What you need to do
Give the data below again exactly as written, without its pictures.

····················

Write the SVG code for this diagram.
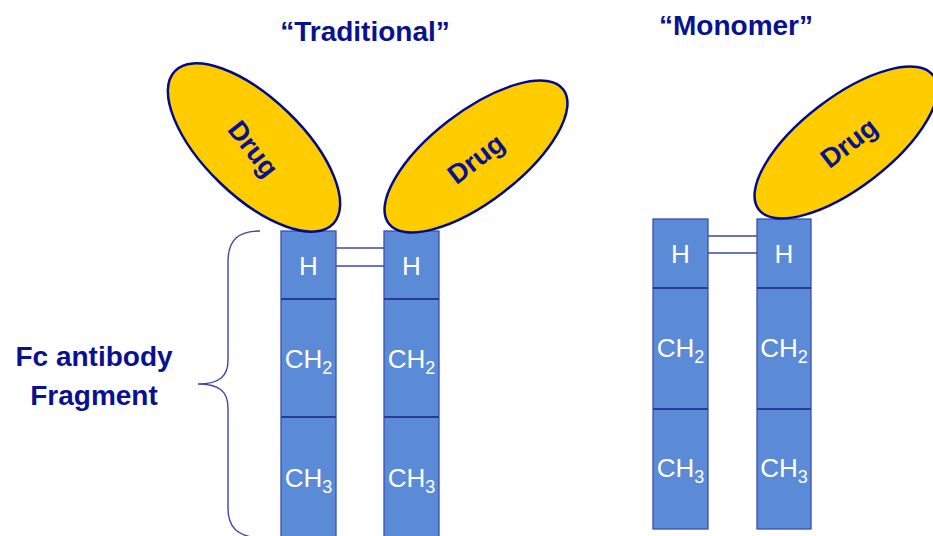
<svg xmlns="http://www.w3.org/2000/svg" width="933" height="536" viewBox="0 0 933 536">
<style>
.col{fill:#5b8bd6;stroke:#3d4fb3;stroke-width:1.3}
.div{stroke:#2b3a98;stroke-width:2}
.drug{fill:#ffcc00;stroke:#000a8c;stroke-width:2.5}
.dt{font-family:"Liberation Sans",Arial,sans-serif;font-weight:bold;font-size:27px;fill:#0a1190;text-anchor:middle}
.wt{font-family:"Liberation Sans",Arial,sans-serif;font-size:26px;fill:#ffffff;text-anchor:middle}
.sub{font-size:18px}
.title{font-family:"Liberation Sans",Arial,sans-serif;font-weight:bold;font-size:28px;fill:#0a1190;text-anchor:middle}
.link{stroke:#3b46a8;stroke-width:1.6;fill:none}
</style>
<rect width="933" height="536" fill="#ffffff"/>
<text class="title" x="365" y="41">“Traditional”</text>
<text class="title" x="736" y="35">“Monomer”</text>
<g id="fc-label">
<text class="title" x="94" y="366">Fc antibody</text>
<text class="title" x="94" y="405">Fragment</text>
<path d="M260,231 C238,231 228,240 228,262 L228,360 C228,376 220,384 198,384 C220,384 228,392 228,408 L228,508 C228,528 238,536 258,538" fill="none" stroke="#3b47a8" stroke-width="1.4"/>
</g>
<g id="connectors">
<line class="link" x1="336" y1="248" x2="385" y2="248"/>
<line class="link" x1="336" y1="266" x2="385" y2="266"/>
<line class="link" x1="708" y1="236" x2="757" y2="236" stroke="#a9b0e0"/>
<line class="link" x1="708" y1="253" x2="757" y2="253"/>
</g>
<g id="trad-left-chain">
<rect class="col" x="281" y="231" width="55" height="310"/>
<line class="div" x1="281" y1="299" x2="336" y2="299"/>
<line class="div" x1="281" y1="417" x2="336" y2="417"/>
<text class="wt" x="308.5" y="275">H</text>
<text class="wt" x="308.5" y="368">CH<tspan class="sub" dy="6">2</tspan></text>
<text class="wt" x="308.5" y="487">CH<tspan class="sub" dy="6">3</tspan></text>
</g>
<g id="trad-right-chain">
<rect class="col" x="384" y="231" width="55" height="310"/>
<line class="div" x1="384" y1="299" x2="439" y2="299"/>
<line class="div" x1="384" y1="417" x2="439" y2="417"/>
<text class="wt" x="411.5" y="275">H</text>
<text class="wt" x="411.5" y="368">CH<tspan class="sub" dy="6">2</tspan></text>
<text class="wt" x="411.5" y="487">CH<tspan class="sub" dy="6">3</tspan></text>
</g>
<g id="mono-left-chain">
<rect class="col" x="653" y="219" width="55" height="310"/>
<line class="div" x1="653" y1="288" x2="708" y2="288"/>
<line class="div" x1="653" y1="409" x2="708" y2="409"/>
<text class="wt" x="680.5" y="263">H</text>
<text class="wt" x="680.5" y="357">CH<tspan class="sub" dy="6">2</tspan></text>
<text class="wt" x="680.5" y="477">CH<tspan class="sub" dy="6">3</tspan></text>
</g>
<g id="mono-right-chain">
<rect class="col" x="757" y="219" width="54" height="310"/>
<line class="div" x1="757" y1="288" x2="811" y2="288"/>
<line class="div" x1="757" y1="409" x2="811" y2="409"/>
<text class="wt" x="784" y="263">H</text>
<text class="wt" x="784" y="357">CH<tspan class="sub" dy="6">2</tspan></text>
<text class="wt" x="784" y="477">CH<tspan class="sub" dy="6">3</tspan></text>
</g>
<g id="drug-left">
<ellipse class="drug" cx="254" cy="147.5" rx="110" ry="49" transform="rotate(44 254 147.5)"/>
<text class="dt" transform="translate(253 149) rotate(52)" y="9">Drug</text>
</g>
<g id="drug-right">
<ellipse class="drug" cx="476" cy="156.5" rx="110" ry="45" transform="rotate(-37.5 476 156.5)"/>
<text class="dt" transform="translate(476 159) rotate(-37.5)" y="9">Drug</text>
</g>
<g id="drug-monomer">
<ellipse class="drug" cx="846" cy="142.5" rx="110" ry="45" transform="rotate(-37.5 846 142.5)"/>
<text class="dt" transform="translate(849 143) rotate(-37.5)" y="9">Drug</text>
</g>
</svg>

····················

Exercise result
Write the SVG code for this diagram.
<svg xmlns="http://www.w3.org/2000/svg" width="933" height="536" viewBox="0 0 933 536">
<style>
.col{fill:#5b8bd6;stroke:#3d4fb3;stroke-width:1.3}
.div{stroke:#2b3a98;stroke-width:2}
.drug{fill:#ffcc00;stroke:#000a8c;stroke-width:2.5}
.dt{font-family:"Liberation Sans",Arial,sans-serif;font-weight:bold;font-size:27px;fill:#0a1190;text-anchor:middle}
.wt{font-family:"Liberation Sans",Arial,sans-serif;font-size:26px;fill:#ffffff;text-anchor:middle}
.sub{font-size:18px}
.title{font-family:"Liberation Sans",Arial,sans-serif;font-weight:bold;font-size:28px;fill:#0a1190;text-anchor:middle}
.link{stroke:#3b46a8;stroke-width:1.6;fill:none}
</style>
<rect width="933" height="536" fill="#ffffff"/>
<text class="title" x="365" y="41">“Traditional”</text>
<text class="title" x="736" y="35">“Monomer”</text>
<g id="fc-label">
<text class="title" x="94" y="366">Fc antibody</text>
<text class="title" x="94" y="405">Fragment</text>
<path d="M260,231 C238,231 228,240 228,262 L228,360 C228,376 220,384 198,384 C220,384 228,392 228,408 L228,508 C228,528 238,536 258,538" fill="none" stroke="#3b47a8" stroke-width="1.4"/>
</g>
<g id="connectors">
<line class="link" x1="336" y1="248" x2="385" y2="248"/>
<line class="link" x1="336" y1="266" x2="385" y2="266"/>
<line class="link" x1="708" y1="236" x2="757" y2="236" stroke="#a9b0e0"/>
<line class="link" x1="708" y1="253" x2="757" y2="253"/>
</g>
<g id="trad-left-chain">
<rect class="col" x="281" y="231" width="55" height="310"/>
<line class="div" x1="281" y1="299" x2="336" y2="299"/>
<line class="div" x1="281" y1="417" x2="336" y2="417"/>
<text class="wt" x="308.5" y="275">H</text>
<text class="wt" x="308.5" y="368">CH<tspan class="sub" dy="6">2</tspan></text>
<text class="wt" x="308.5" y="487">CH<tspan class="sub" dy="6">3</tspan></text>
</g>
<g id="trad-right-chain">
<rect class="col" x="384" y="231" width="55" height="310"/>
<line class="div" x1="384" y1="299" x2="439" y2="299"/>
<line class="div" x1="384" y1="417" x2="439" y2="417"/>
<text class="wt" x="411.5" y="275">H</text>
<text class="wt" x="411.5" y="368">CH<tspan class="sub" dy="6">2</tspan></text>
<text class="wt" x="411.5" y="487">CH<tspan class="sub" dy="6">3</tspan></text>
</g>
<g id="mono-left-chain">
<rect class="col" x="653" y="219" width="55" height="310"/>
<line class="div" x1="653" y1="288" x2="708" y2="288"/>
<line class="div" x1="653" y1="409" x2="708" y2="409"/>
<text class="wt" x="680.5" y="263">H</text>
<text class="wt" x="680.5" y="357">CH<tspan class="sub" dy="6">2</tspan></text>
<text class="wt" x="680.5" y="477">CH<tspan class="sub" dy="6">3</tspan></text>
</g>
<g id="mono-right-chain">
<rect class="col" x="757" y="219" width="54" height="310"/>
<line class="div" x1="757" y1="288" x2="811" y2="288"/>
<line class="div" x1="757" y1="409" x2="811" y2="409"/>
<text class="wt" x="784" y="263">H</text>
<text class="wt" x="784" y="357">CH<tspan class="sub" dy="6">2</tspan></text>
<text class="wt" x="784" y="477">CH<tspan class="sub" dy="6">3</tspan></text>
</g>
<g id="drug-left">
<ellipse class="drug" cx="254" cy="147.5" rx="110" ry="49" transform="rotate(44 254 147.5)"/>
<text class="dt" transform="translate(253 149) rotate(52)" y="9">Drug</text>
</g>
<g id="drug-right">
<ellipse class="drug" cx="476" cy="156.5" rx="110" ry="45" transform="rotate(-37.5 476 156.5)"/>
<text class="dt" transform="translate(476 159) rotate(-37.5)" y="9">Drug</text>
</g>
<g id="drug-monomer">
<ellipse class="drug" cx="846" cy="142.5" rx="110" ry="45" transform="rotate(-37.5 846 142.5)"/>
<text class="dt" transform="translate(849 143) rotate(-37.5)" y="9">Drug</text>
</g>
</svg>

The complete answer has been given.